If I had kept a journal, I could go back through it and check up on what memory reports plausibly but not necessarily truly. But keeping a journal then would have been like making notes while going over Niagara Falls in a barrel. Eventless as our life was, it swept us along. Were we any less a Now Generation than the one that presently claims the title? I wonder. And it may be just as well that I have no diary to remember by. Henry James says somewhere that if you have to make notes on how a thing has struck you, it probably hasn’t struck you.
8
Here is one thing that eventually struck me: March 19, 1938, a Saturday.

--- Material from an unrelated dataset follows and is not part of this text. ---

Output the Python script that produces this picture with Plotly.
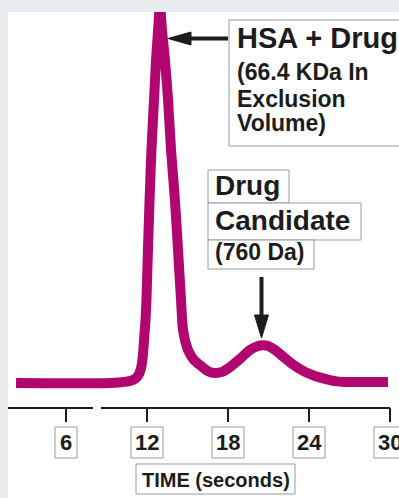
import plotly.graph_objects as go

# Size-exclusion chromatogram: elution time (s) vs. relative detector signal
time_s = [2.30, 9.26, 10.37, 10.96, 11.33, 11.56, 11.70, 11.78, 11.89, 11.96,
          12.07, 12.19, 12.33, 12.52, 12.67, 12.85, 12.96, 13.11, 13.33, 13.56,
          13.78, 14.07, 14.30, 14.52, 14.67, 15.04, 15.48, 16.00, 16.52, 17.04,
          17.56, 18.15, 18.89, 19.63, 20.22, 20.59, 20.96, 21.48, 22.22, 22.96,
          23.70, 24.44, 25.19, 25.93, 26.67, 29.85]
signal = [0.000, 0.000, 0.003, 0.008, 0.019, 0.040, 0.076, 0.116, 0.170, 0.224,
          0.358, 0.493, 0.628, 0.763, 0.871, 0.965, 1.019, 0.951, 0.871, 0.763,
          0.628, 0.493, 0.358, 0.224, 0.143, 0.089, 0.062, 0.046, 0.032, 0.027,
          0.030, 0.043, 0.065, 0.089, 0.100, 0.102, 0.100, 0.089, 0.067, 0.046,
          0.030, 0.019, 0.011, 0.005, 0.003, 0.003]

tick_vals = [6, 12, 18, 24, 30]
tick_text = ["6", "12", "18", "24", "30"]
axis_title = "TIME (seconds)"
axis_break = [8.0, 8.59]          # gap drawn in the time axis

hsa_lines = ["HSA + Drug", "(66.4 KDa In", "Exclusion", "Volume)"]
drug_lines = ["Drug", "Candidate", "(760 Da)"]

W, H = 399, 498
ML, MT = 8, 12
X_RANGE = [1.7037, 30.6667]
Y_RANGE = [-0.30997, 1.0]
PX_PER_S = (W - ML) / (X_RANGE[1] - X_RANGE[0])
PX_PER_U = (H - MT) / (Y_RANGE[1] - Y_RANGE[0])

LINE_COLOR = "#b1066f"
INK = "#1c1c1c"
BOX = "#9a9a9a"
TXT_FONT = "Liberation Sans, Arial, sans-serif"
NARROW_FONT = "Liberation Sans Narrow, Arial Narrow, Liberation Sans, sans-serif"


def pxp(x):
    """page pixel x -> paper x"""
    return (x - ML) / (W - ML)


def pyp(y):
    """page pixel y -> paper y"""
    return (H - y) / (H - MT)


def ydat(y):
    """page pixel y -> data y"""
    return Y_RANGE[1] - (y - MT) / PX_PER_U


fig = go.Figure()
fig.add_trace(go.Scatter(
    x=time_s, y=signal, mode="lines",
    line=dict(color=LINE_COLOR, width=10, shape="spline", smoothing=0.7),
    hoverinfo="skip",
))

shapes = []
annotations = []

# time axis with a break
y_axis_line = ydat(408)
y_tick_end = ydat(422)
shapes.append(dict(type="line", xref="x", yref="y", x0=X_RANGE[0], x1=axis_break[0],
                   y0=y_axis_line, y1=y_axis_line, line=dict(color=INK, width=2)))
shapes.append(dict(type="line", xref="x", yref="y", x0=axis_break[1], x1=tick_vals[-1],
                   y0=y_axis_line, y1=y_axis_line, line=dict(color=INK, width=2)))
for v, t in zip(tick_vals, tick_text):
    shapes.append(dict(type="line", xref="x", yref="y", x0=v, x1=v,
                       y0=y_axis_line, y1=y_tick_end, line=dict(color=INK, width=2)))
    half = (11 if len(t) == 1 else 16) / PX_PER_S
    shapes.append(dict(type="rect", xref="x", yref="y", x0=v - half, x1=v + half,
                       y0=ydat(427), y1=ydat(458), fillcolor="white",
                       line=dict(color=BOX, width=1)))
    annotations.append(dict(xref="x", yref="y", x=v, y=ydat(442.5), text="<b>%s</b>" % t,
                            showarrow=False, xanchor="center", yanchor="middle",
                            font=dict(family=NARROW_FONT, size=22, color=INK)))

# axis title box
shapes.append(dict(type="rect", xref="paper", yref="paper", x0=pxp(136), x1=pxp(295),
                   y0=pyp(494), y1=pyp(464), fillcolor="white", line=dict(color=BOX, width=1)))
annotations.append(dict(xref="paper", yref="paper", x=pxp(215.5), y=pyp(480),
                        text="<b>%s</b>" % axis_title, showarrow=False,
                        xanchor="center", yanchor="middle",
                        font=dict(family=NARROW_FONT, size=20, color=INK)))

# HSA + Drug label
shapes.append(dict(type="rect", xref="paper", yref="paper", x0=pxp(229), x1=pxp(410),
                   y0=pyp(146), y1=pyp(20), fillcolor="white", line=dict(color=BOX, width=1)))
hsa_layout = [(38, 29), (72, 23), (99, 23), (123, 23)]
for line, (yc, fs) in zip(hsa_lines, hsa_layout):
    annotations.append(dict(xref="paper", yref="paper", x=pxp(235), y=pyp(yc),
                            text="<b>%s</b>" % line, showarrow=False,
                            xanchor="left", yanchor="middle",
                            font=dict(family=TXT_FONT, size=fs, color=INK)))

# arrow pointing at the first peak
shapes.append(dict(type="line", xref="paper", yref="paper", x0=pxp(228), x1=pxp(186),
                   y0=pyp(38.5), y1=pyp(38.5), line=dict(color=INK, width=4)))
shapes.append(dict(type="path", xref="paper", yref="paper",
                   path="M %f %f L %f %f L %f %f Z" % (pxp(168), pyp(38.5), pxp(191), pyp(32),
                                                       pxp(191), pyp(45)),
                   fillcolor=INK, line=dict(color=INK, width=1)))

# Drug Candidate label: stacked boxes
drug_boxes = [(208, 289, 170, 203), (208, 361, 203, 240), (208, 314, 240, 269)]
drug_text = [(185, 28), (220, 28), (252, 23)]
for line, (x0, x1, y0, y1), (yc, fs) in zip(drug_lines, drug_boxes, drug_text):
    shapes.append(dict(type="rect", xref="paper", yref="paper", x0=pxp(x0), x1=pxp(x1),
                       y0=pyp(y1), y1=pyp(y0), fillcolor="white",
                       line=dict(color=BOX, width=1)))
    annotations.append(dict(xref="paper", yref="paper", x=pxp(213), y=pyp(yc),
                            text="<b>%s</b>" % line, showarrow=False,
                            xanchor="left", yanchor="middle",
                            font=dict(family=TXT_FONT, size=fs, color=INK)))

# arrow pointing down at the second peak
shapes.append(dict(type="line", xref="paper", yref="paper", x0=pxp(261.5), x1=pxp(261.5),
                   y0=pyp(277), y1=pyp(318), line=dict(color=INK, width=4)))
shapes.append(dict(type="path", xref="paper", yref="paper",
                   path="M %f %f L %f %f L %f %f Z" % (pxp(261.5), pyp(338), pxp(254.5), pyp(315),
                                                       pxp(268.5), pyp(315)),
                   fillcolor=INK, line=dict(color=INK, width=1)))

fig.update_layout(
    width=W, height=H,
    margin=dict(l=ML, r=0, t=MT, b=0),
    paper_bgcolor="#e9ecee",
    plot_bgcolor="white",
    showlegend=False,
    xaxis=dict(range=X_RANGE, visible=False, fixedrange=True),
    yaxis=dict(range=Y_RANGE, visible=False, fixedrange=True),
    shapes=shapes,
    annotations=annotations,
)

fig.write_html("out.html")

Morrison Street, afternoon. We have visited Charity in the hospital and I am walking Sally around the block, slowly because she is heavy and near her time, cautiously because there are still icy patches on the sidewalk. The air is clammy, cold in the nostrils, but it can’t be really cold, for when the sun breaks through the clouds, the roofs steam. Trickles of thaw creep from under slumped drifts along curbs and driveways. Here and there are patches of unappetizing black lawn.

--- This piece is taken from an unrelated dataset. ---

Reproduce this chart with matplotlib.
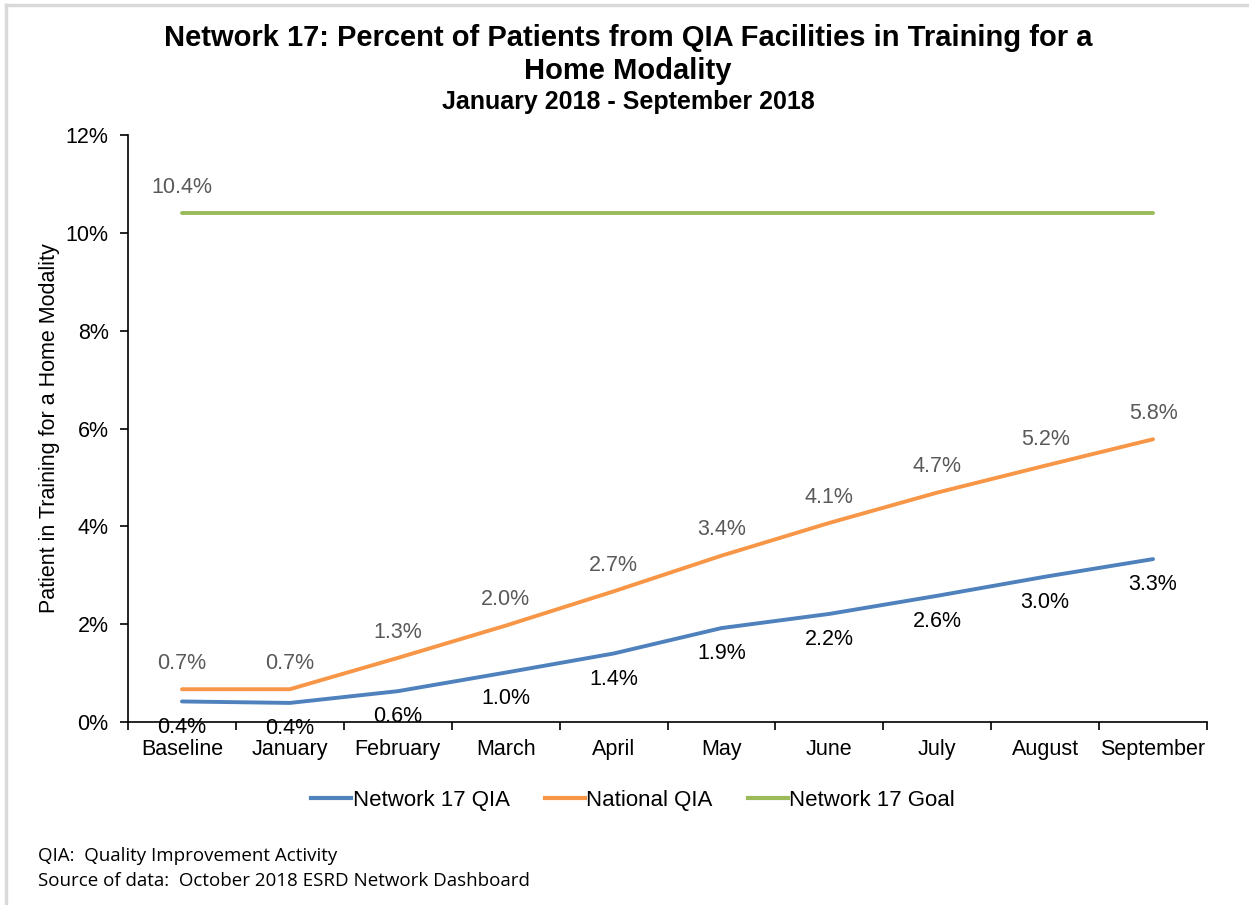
import matplotlib
matplotlib.use("Agg")
import matplotlib.pyplot as plt
from matplotlib.lines import Line2D

# Chart data (percent)
months = ["Baseline", "January", "February", "March", "April",
          "May", "June", "July", "August", "September"]
network_qia = [0.42, 0.39, 0.63, 1.01, 1.40, 1.92, 2.21, 2.58, 2.97, 3.33]
national_qia = [0.67, 0.67, 1.31, 1.97, 2.67, 3.40, 4.07, 4.69, 5.24, 5.78]
network_goal = [10.4] * len(months)

blue = "#4f81bd"
orange = "#f79646"
green = "#9bbb59"

plt.rcParams["font.family"] = ["Liberation Sans", "DejaVu Sans"]

fig = plt.figure(figsize=(12.49, 9.05), dpi=100)
ax = fig.add_axes([128 / 1249, 1 - 722 / 905, (1207 - 128) / 1249, (722 - 135) / 905])

x = list(range(len(months)))
ax.plot(x, network_goal, color=green, lw=2.8, solid_capstyle="round")
ax.plot(x, national_qia, color=orange, lw=2.8, solid_capstyle="round")
ax.plot(x, network_qia, color=blue, lw=2.8, solid_capstyle="round")

for i, v in enumerate(national_qia):
    ax.annotate(f"{v:.1f}%", (i, v), xytext=(0, 11), textcoords="offset points",
                ha="center", va="bottom", fontsize=15.5, color="#595959")
for i, v in enumerate(network_qia):
    ax.annotate(f"{v:.1f}%", (i, v), xytext=(0, -11), textcoords="offset points",
                ha="center", va="top", fontsize=15.5, color="black")
ax.annotate(f"{network_goal[0]:.1f}%", (0, network_goal[0]), xytext=(0, 11),
            textcoords="offset points", ha="center", va="bottom",
            fontsize=15.5, color="#595959")

ax.set_xlim(-0.5, len(months) - 0.5)
ax.set_ylim(0, 12)
ax.set_yticks(range(0, 13, 2))
ax.set_yticklabels([f"{t}%" for t in range(0, 13, 2)], fontsize=15.5)
ax.set_xticks(x)
ax.set_xticklabels(months, fontsize=15.5)
ax.tick_params(axis="x", length=0, pad=12)
ax.set_xticks([i - 0.5 for i in range(len(months) + 1)], minor=True)
ax.tick_params(axis="x", which="minor", length=6, width=1.2, direction="out")
ax.tick_params(axis="y", length=6, width=1.2, direction="out", pad=8)
ax.spines["top"].set_visible(False)
ax.spines["right"].set_visible(False)
for s in ("left", "bottom"):
    ax.spines[s].set_linewidth(1.2)
ax.set_ylabel("Patient in Training for a Home Modality", fontsize=15.5, labelpad=4)

fig.text(0.503, 1 - 38 / 905, "Network 17: Percent of Patients from QIA Facilities in Training for a",
         ha="center", va="center", fontsize=21, fontweight="bold")
fig.text(0.503, 1 - 71 / 905, "Home Modality",
         ha="center", va="center", fontsize=21, fontweight="bold")
fig.text(0.503, 1 - 102 / 905, "January 2018 - September 2018",
         ha="center", va="center", fontsize=18, fontweight="bold")

handles = [Line2D([], [], color=blue, lw=3),
           Line2D([], [], color=orange, lw=3),
           Line2D([], [], color=green, lw=3)]
fig.legend(handles, ["Network 17 QIA", "National QIA", "Network 17 Goal"],
           loc="center", bbox_to_anchor=(0.507, 1 - 800 / 905), ncol=3,
           frameon=False, fontsize=16, handlelength=1.8, handletextpad=0.05,
           columnspacing=1.6)

fig.text(38 / 1249, 1 - 856 / 905, "QIA:  Quality Improvement Activity",
         ha="left", va="center", fontsize=13.5, family=["Open Sans", "DejaVu Sans"])
fig.text(38 / 1249, 1 - 881 / 905, "Source of data:  October 2018 ESRD Network Dashboard",
         ha="left", va="center", fontsize=13.5, family=["Open Sans", "DejaVu Sans"])

# light frame around the chart area
fig.add_artist(Line2D([6 / 1249, 1], [1 - 5 / 905, 1 - 5 / 905], color="#d9d9d9", lw=2.5))
fig.add_artist(Line2D([6 / 1249, 6 / 1249], [0, 1 - 5 / 905], color="#d9d9d9", lw=2.5))

fig.savefig("out.png", dpi=100)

We have been speaking of the groundhog. Figuring on my fingers, I have discovered that it is already more than six weeks since he ducked back into his hole on a bright February second.
“Is it six weeks more of winter, or two months, if he sees his shadow?” I want to know. “Six weeks, isn’t it? Spring should already have started.”

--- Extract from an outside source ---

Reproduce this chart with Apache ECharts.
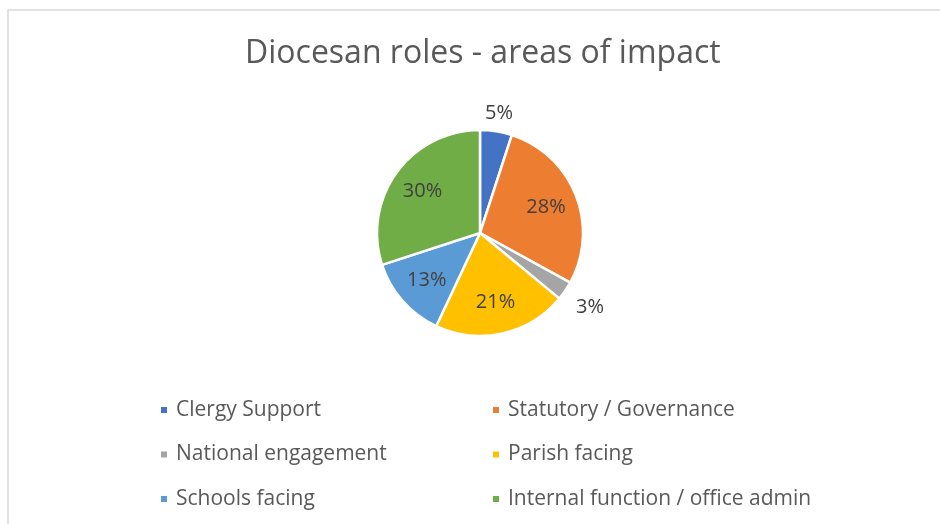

“I don’t know,” Sally says. “But I wish! I wish it would come. I wish this baby would come.”
“You want to lay that burden down.”
“I sure do. Did you notice how slim Charity was in that hospital bed? A broomstick. I bent over to kiss her and could hardly reach her for this in the way. She’s going home on Tuesday and here I am, still as big as a beer wagon. I wonder if it isn’t hatred that finally tells us to give birth. When we hate it so much we can’t stand carrying it any more, we get rid of it.”
“Concentrate on hate, then.” I help her across an icy spot crusted with cinders. “You lost the baby derby, but you’re a cinch for second. Fix your mind on that. Silver medal.”
Big and mournful, her eyes turn on me. Her face is broader, she looks frumpy in her cloth coat that will button only
partway down. I know and love this woman well, but she is not the girl I married. I wonder if, on the morning after she has finally had this incubus, I will walk into her room and find the old girl intact and beautiful, as Sid found Charity. He has not relished her pregnancy. Several times lately he has walked clear over from Van Hise Street and got me to chug around the block with him near midnight. God pity Charity when she is well. He has a lot of energy to work off.
Well, God pity Sally too.
“Silver medal,” she says. “If there’d been twenty contestants I’d have been sure to finish last. Once, for a paper for Mr. Gayley, I wrote something on the first Isthmian Games. According to Pausanias there was a Roman running in them. Plautus. Flatfoot. That’s who I feel like.”
“I thought Plautus was a dramatist.”
“There’s more than one Flatfoot in the world.” She slaps her galosh down in a wet spot, splashes us both, and laughs. “But doesn’t Charity look fine? She says she was conscious nearly the whole time. Oh, I want it to happen!”
“If you produce something like David Hamilton Lang, will it be worth the effort?”
“Oh, yes! Don’t you think he’s beautiful? He looks like Sid.”
“I thought he looked like an irritated lingcod.”
“Oh, faw on you. He’s darling, with his silky hair and his little perfect hands. It’s the perfection that’s so wonderful.”